Analogy with adjudication
If this judgment has got bells ringing, a recent and direct comparable from the world of adjudication is Paice v MJ Harding, where the referring party rang the adjudicator’s office and had a chat with the office manager.
Coulson J refused to enforce the adjudicator’s decision, finding that the adjudicator’s failure to disclose his knowledge of the claimants’ telephone call to his office two months before the adjudication gave rise to the possibility of bias:
“It seems to me that a fair-minded observer would conclude that it was inappropriate for a decision-maker who knows about, and fails to disclose, a material but unilateral conversation, subsequently to say that it was not disclosable because it had taken place with his practice manager/wife, not him personally.

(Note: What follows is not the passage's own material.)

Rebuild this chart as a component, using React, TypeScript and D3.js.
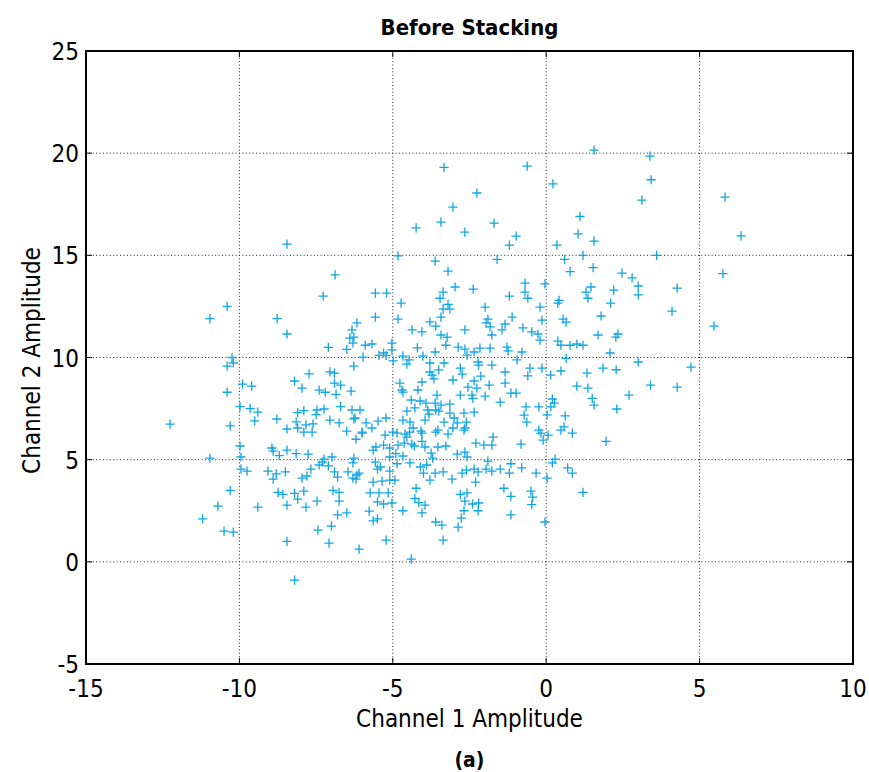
import React from "react";
import * as d3 from "d3";

const TITLE = "Before Stacking";
const X_LABEL = "Channel 1 Amplitude";
const Y_LABEL = "Channel 2 Amplitude";
const CAPTION = "(a)";
const X_TICKS = [-15, -10, -5, 0, 5, 10];
const Y_TICKS = [-5, 0, 5, 10, 15, 20, 25];

// [channel 1 amplitude, channel 2 amplitude]
const samples: [number, number][] = [
  [-12.26,6.74],[-11.2,2.1],[-10.96,5.08],[-10.96,11.9],[-10.7,2.73],[-10.5,1.5],[-10.4,12.5],[-10.3,3.5],[-10.2,1.45],[-10.24,10.0],[-10.4,9.58],[-10.2,9.73],[-9.9,8.7],[-9.6,8.6],[-10.4,8.3],[-9.98,7.6],[-9.65,7.5],[-9.4,7.33],[-9.5,6.9],[-8.78,6.99],[-8.45,6.5],[-10.3,6.65],[-8.77,11.9],[-8.45,11.15],[-7.27,13.0],[-7.1,10.5],[-6.5,10.4],[-6.33,11.35],[-6.4,10.95],[-6.3,10.7],
  [-8.2,8.85],[-7.96,8.5],[-7.73,9.2],[-7.4,8.4],[-7.2,8.3],[-7.05,9.3],[-6.9,9.24],[-6.9,8.75],[-6.7,8.65],[-6.85,8.2],[-6.36,8.35],[-6.7,7.6],[-6.33,7.43],[-8.1,7.3],[-7.9,7.4],[-7.47,7.43],[-7.24,7.48],[-7.5,7.2],[-8.15,6.85],[-7.83,6.7],[-7.6,6.75],[-8.1,6.55],[-7.05,6.94],[-6.75,6.8],[-6.5,6.4],[-6.27,7.0],[-7.9,6.35],[-7.63,6.35],
  [-8.45,15.55],[-6.88,14.04],
  [-9.98,5.67],[-9.95,5.13],[-9.95,4.54],[-9.75,4.44],[-9.4,2.68],[-8.45,1.0],[-8.2,-0.9],[-8.94,5.57],[-8.9,5.42],[-8.7,5.2],[-8.45,5.47],[-8.15,5.3],[-7.76,5.27],[-9.07,4.44],[-8.8,4.3],[-8.9,4.05],[-8.5,4.4],[-7.96,4.1],[-7.8,4.2],[-7.67,4.54],[-7.4,4.74],[-7.3,4.88],[-7.24,5.03],[-7.1,4.7],[-6.98,5.13],[-6.9,4.4],[-6.8,4.15],[-6.46,4.4],[-6.3,4.84],[-6.3,4.1],
  [-8.74,3.4],[-8.58,3.3],[-8.2,3.35],[-7.9,3.46],[-8.1,3.07],[-8.45,2.78],[-7.83,2.68],[-7.47,2.97],[-6.95,3.5],[-6.75,3.4],[-6.75,2.97],[-6.8,2.3],[-6.5,2.4],[-7.0,1.75],[-7.44,1.55],[-7.08,0.92],
  [-6.1,0.62],[-5.22,1.06],[-4.4,0.13],[-3.36,1.06],[-2.87,1.7],[-2.77,2.14],[-3.6,1.95],[-3.4,1.8],[-2.68,2.5],[-2.22,2.5],[-2.4,2.83],[-2.2,2.88],[-2.65,2.97],[-2.8,3.3],[-2.58,3.37],[-1.15,2.3],[-1.15,3.2],[-1.38,3.6],[-0.47,2.8],[-0.44,3.17],[-0.5,3.46],[-0.04,1.95],[0.03,4.1],[-0.33,4.34],[-0.8,4.6],[-1.2,4.34],[-1.15,4.8],[-1.5,4.54],[-1.77,4.44],[-1.96,4.54],[-2.22,4.4],[-2.35,4.54],[-2.3,3.9],[-2.6,4.49],[-2.74,4.34],[-3.07,4.05],[-3.36,4.4],[-3.62,4.34],[-3.79,4.0],[-3.9,4.74],[-4.1,4.64],[-4.0,4.34],[-4.44,4.84],[-4.86,4.8],[-4.24,3.6],[-4.28,3.1],[-4.15,2.9],[-3.95,2.78],[-4.05,2.4],[-4.67,2.5],[-5.03,2.88],[-5.3,2.83],[-5.5,2.93],[-5.45,3.37],[-5.15,3.37],[-5.74,3.37],[-5.77,2.48],[-5.64,2.0],[-5.5,2.1],[-5.64,3.9],[-5.35,3.95],[-5.1,4.0],[-4.93,4.0],[-6.2,4.05],[-6.17,4.25],[-5.5,4.54],[-5.4,4.64],[-5.57,4.88],[-5.1,4.44],[-5.1,5.13],[-4.67,5.18],[-6.27,5.08],
  [-5.64,5.47],[-5.55,5.62],[-5.3,5.71],[-5.1,5.57],[-4.83,5.71],[-4.63,5.81],[-4.38,5.76],[-4.3,5.67],[-4.05,5.9],[-3.95,5.62],[-3.75,5.32],[-3.7,5.08],[-3.53,5.62],[-3.27,5.67],[-2.9,5.27],[-2.65,5.37],[-2.58,5.13],[-2.29,5.81],[-2.03,5.71],[-1.77,5.71],[-1.73,6.1],[-1.9,4.93],[-0.82,5.76],[-0.17,6.3],[-0.1,5.96],[-5.25,6.2],[-4.86,6.3],[-4.6,6.25],[-4.45,6.35],[-4.05,6.3],[-3.6,6.35],[-3.2,6.25],[-2.68,6.45],[-4.54,6.1],[-6.2,6.0],[-6.0,6.3],[-4.9,5.3],[-6.1,4.34],
  [0.06,6.2],[0.48,6.45],[0.85,6.3],[1.95,5.9],[0.29,5.03],[0.2,4.84],[0.7,4.6],[0.85,4.34],[1.2,3.4],
  [-3.33,19.3],[-0.62,19.37],[-2.26,18.05],[-3.04,17.36],[-3.43,16.63],[-1.7,16.58],[-4.24,16.34],[-2.65,16.14],[-0.98,15.94],[-1.2,15.5],[-4.83,14.97],[-3.62,14.72],[-1.6,14.8],[-3.2,14.23],[-2.97,13.45],[-2.38,13.35],[-0.69,13.64],[-0.04,13.6],
  [1.56,20.15],[3.38,19.86],[0.22,18.5],[3.42,18.7],[5.83,17.85],[3.12,17.7],[1.1,16.9],[1.04,16.05],[1.56,15.7],[0.35,15.5],[6.35,15.95],[1.2,15.0],[3.6,15.0],[0.6,14.8],[1.53,14.4],[0.78,14.2],[2.47,14.13],[2.8,13.9],[5.76,14.1],[3.0,13.5],[4.27,13.4],[1.46,13.45],[2.2,13.3],
  [1.3,13.2],[3.0,13.06],[1.36,12.9],[0.42,12.8],[0.38,12.66],[2.1,12.66],[4.1,12.27],[1.79,12.03],[0.55,11.88],[0.65,11.73],[5.47,11.54],[1.69,11.1],[2.34,11.15],[2.27,11.0],[0.38,10.8],[0.48,10.6],[0.78,10.6],[1.0,10.66],[1.2,10.6],[2.08,10.22],[0.65,9.96],[3.0,9.78],[4.72,9.53],[1.85,9.48],[2.28,9.4],[0.48,9.34],[0.15,9.14],[1.33,9.24],[1.0,8.6],[1.36,8.5],[3.4,8.65],[4.27,8.55],[2.7,8.16],[0.2,7.97],[0.27,7.77],[0.15,7.58],[1.56,7.67],[1.5,8.0],[2.3,7.48],[0.62,7.14],[0.58,6.6],[0.03,7.19],
  [-5.57,13.15],[-5.2,13.15],[-4.73,12.66],[-5.57,11.98],[-4.83,11.88],[-6.17,11.69],[-4.37,11.35],[-4.05,11.25],[-3.79,11.74],[-3.6,11.54],[-3.43,11.98],[-3.36,12.37],[-3.2,12.6],[-3.14,12.37],[-3.46,12.9],[-3.36,13.2],[-1.99,12.47],[-1.2,13.0],[-0.69,13.2],[-0.6,12.9],[-0.2,12.47],[-1.11,11.98],[-1.9,11.88],[-1.96,11.69],[-1.83,11.5],[-1.34,11.64],[-1.44,11.35],[-1.77,11.1],[-2.65,11.35],[-3.43,11.1],[-3.23,11.0],[-3.27,10.6],[-0.76,11.45],[-0.47,11.25],[-0.27,11.15],[-0.14,11.83],[-0.2,10.85],[-6.27,11.0],[-5.9,10.6],[-5.68,10.66],[-5.03,10.7],[-5.03,10.37],[-4.2,10.47],[-5.3,10.22],[-5.45,10.1],[-5.22,10.1],[-5.97,10.02],[-4.67,10.07],[-4.47,9.88],[-4.54,9.68],[-4.02,10.07],[-3.62,10.27],[-2.87,10.51],[-2.65,10.41],[-2.58,10.12],[-2.35,10.27],[-2.16,10.46],[-1.83,10.46],[-1.28,10.51],[-1.24,10.32],[-0.79,10.27],[-0.95,9.88],[-4.99,9.83],[-6.27,9.58],[-3.79,9.73],[-3.33,9.73],[-2.8,9.48],[-2.22,9.78],[-2.2,9.63],[-1.77,9.63],[-0.53,9.48],[-0.14,9.48],[-3.79,9.29],[-3.5,9.39],[-3.72,9.14],[-2.74,9.19],[-1.34,9.29],[-0.6,9.1],[-2.13,9.09],[-3.66,8.95],[-4.05,8.8],[-3.04,8.9],[-2.35,8.85],[-1.86,8.65],[-1.34,8.75],[-4.77,8.75],[-4.7,8.41],[-4.67,8.31],[-4.18,8.41],[-2.55,8.55],[-2.26,8.5],[-2.42,8.16],[-2.8,8.16],[-1.99,8.11],[-1.15,8.26],[-0.98,8.26],[-2.39,8.0],[-4.4,7.92],[-4.11,7.87],[-3.92,7.77],[-3.56,8.16],[-3.62,7.77],[-3.43,7.67],[-3.14,7.72],[-1.5,7.82],[-4.54,7.38],[-4.28,7.53],[-3.86,7.43],[-3.82,7.23],[-3.6,7.43],[-3.5,7.38],[-3.14,7.28],[-2.68,7.28],[-2.35,7.33],[-0.66,7.58],[-0.24,7.58],[-0.72,7.18],[-6.07,7.43],[-6.23,7.04],[-5.87,6.8],[-5.48,6.89],[-5.22,7.04],[-5.68,6.55],[-6.0,6.35],[-4.67,6.94],[-4.44,6.84],[-3.95,6.94],[-3.33,6.84],[-3.0,7.04],[-2.9,6.8],[-2.6,6.84],[-2.65,6.55],[-3.04,6.55],[-4.34,6.55],[-4.08,6.4],[-3.53,6.45],[-0.63,6.84],[-0.24,6.45],[-5.0,6.35],
];

const W = 869;
const H = 772;
const M = { left: 86, right: 853, top: 51, bottom: 664 };
const FONT = "'DejaVu Sans Condensed', 'DejaVu Sans', sans-serif";
const MARK = "#0fa6e2";

export default function App() {
  const x = d3.scaleLinear().domain([-15, 10]).range([M.left, M.right]);
  const y = d3.scaleLinear().domain([-5, 25]).range([M.bottom, M.top]);
  const arm = 4.6;
  const tick = 6;
  return (
    <svg width={W} height={H} style={{ position: "absolute", left: 0, top: 0, background: "#fff" }}>
      <rect x={0} y={0} width={W} height={H} fill="#fff" />
      {X_TICKS.slice(1, -1).map((t) => (
        <line key={"gx" + t} x1={x(t)} x2={x(t)} y1={M.top} y2={M.bottom} stroke="#222" strokeWidth={1} strokeDasharray="1,2.4" />
      ))}
      {Y_TICKS.slice(1, -1).map((t) => (
        <line key={"gy" + t} x1={M.left} x2={M.right} y1={y(t)} y2={y(t)} stroke="#222" strokeWidth={1} strokeDasharray="1,2.4" />
      ))}
      {X_TICKS.map((t) => (
        <g key={"tx" + t}>
          <line x1={x(t)} x2={x(t)} y1={M.bottom} y2={M.bottom - tick} stroke="#000" strokeWidth={1} />
          <line x1={x(t)} x2={x(t)} y1={M.top} y2={M.top + tick} stroke="#000" strokeWidth={1} />
          <text x={x(t)} y={697} textAnchor="middle" fontFamily={FONT} fontSize={24} fill="#000">{t}</text>
        </g>
      ))}
      {Y_TICKS.map((t) => (
        <g key={"ty" + t}>
          <line x1={M.left} x2={M.left + tick} y1={y(t)} y2={y(t)} stroke="#000" strokeWidth={1} />
          <line x1={M.right} x2={M.right - tick} y1={y(t)} y2={y(t)} stroke="#000" strokeWidth={1} />
          <text x={79} y={y(t) + 9} textAnchor="end" fontFamily={FONT} fontSize={24} fill="#000">{t}</text>
        </g>
      ))}
      {samples.map(([a, b], i) => {
        const cx = x(a);
        const cy = y(b);
        return (
          <path key={i} d={`M${cx - arm},${cy}H${cx + arm}M${cx},${cy - arm}V${cy + arm}`} stroke={MARK} strokeWidth={1.3} fill="none" />
        );
      })}
      <rect x={M.left} y={M.top} width={M.right - M.left} height={M.bottom - M.top} fill="none" stroke="#000" strokeWidth={2} />
      <text x={(M.left + M.right) / 2} y={35} textAnchor="middle" fontFamily={FONT} fontSize={22} fontWeight="bold" fill="#000">{TITLE}</text>
      <text x={(M.left + M.right) / 2} y={727} textAnchor="middle" fontFamily={FONT} fontSize={24} fill="#000">{X_LABEL}</text>
      <text transform={`translate(40,${(M.top + M.bottom) / 2 + 3}) rotate(-90)`} textAnchor="middle" fontFamily={FONT} fontSize={24} fill="#000">{Y_LABEL}</text>
      <text x={(M.left + M.right) / 2} y={767} textAnchor="middle" fontFamily={FONT} fontSize={21} fontWeight="bold" fill="#000">{CAPTION}</text>
    </svg>
  );
}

That might be regarded as the sort of artificial distinction beloved of lawyers, but not a proper approach to the business of decision-making.”
Who should be the judge (or adjudicator)?
As a final point from Jackson v Thompsons, Simon J expressed a clear view about parties seeking to influence the court’s listing office about who will hear a case:
“Those involved in litigation should not seek to influence a decision as to the identity of the judge who will hear their case… Suggestions by parties as to the identity of the judge who should hear their case should not be made, and are likely to be treated as unwelcome.”
Eurocom v Siemens, a case about adjudicator nomination, immediately springs to mind here.
In Eurocom v Siemens, Ramsey J held that Siemens had established a sufficiently strong case that the adjudicator’s nomination was invalid and therefore he was not properly appointed because “there was a fraudulent misrepresentation by those acting on behalf of Eurocom in making the application for the appointment of an adjudicator”.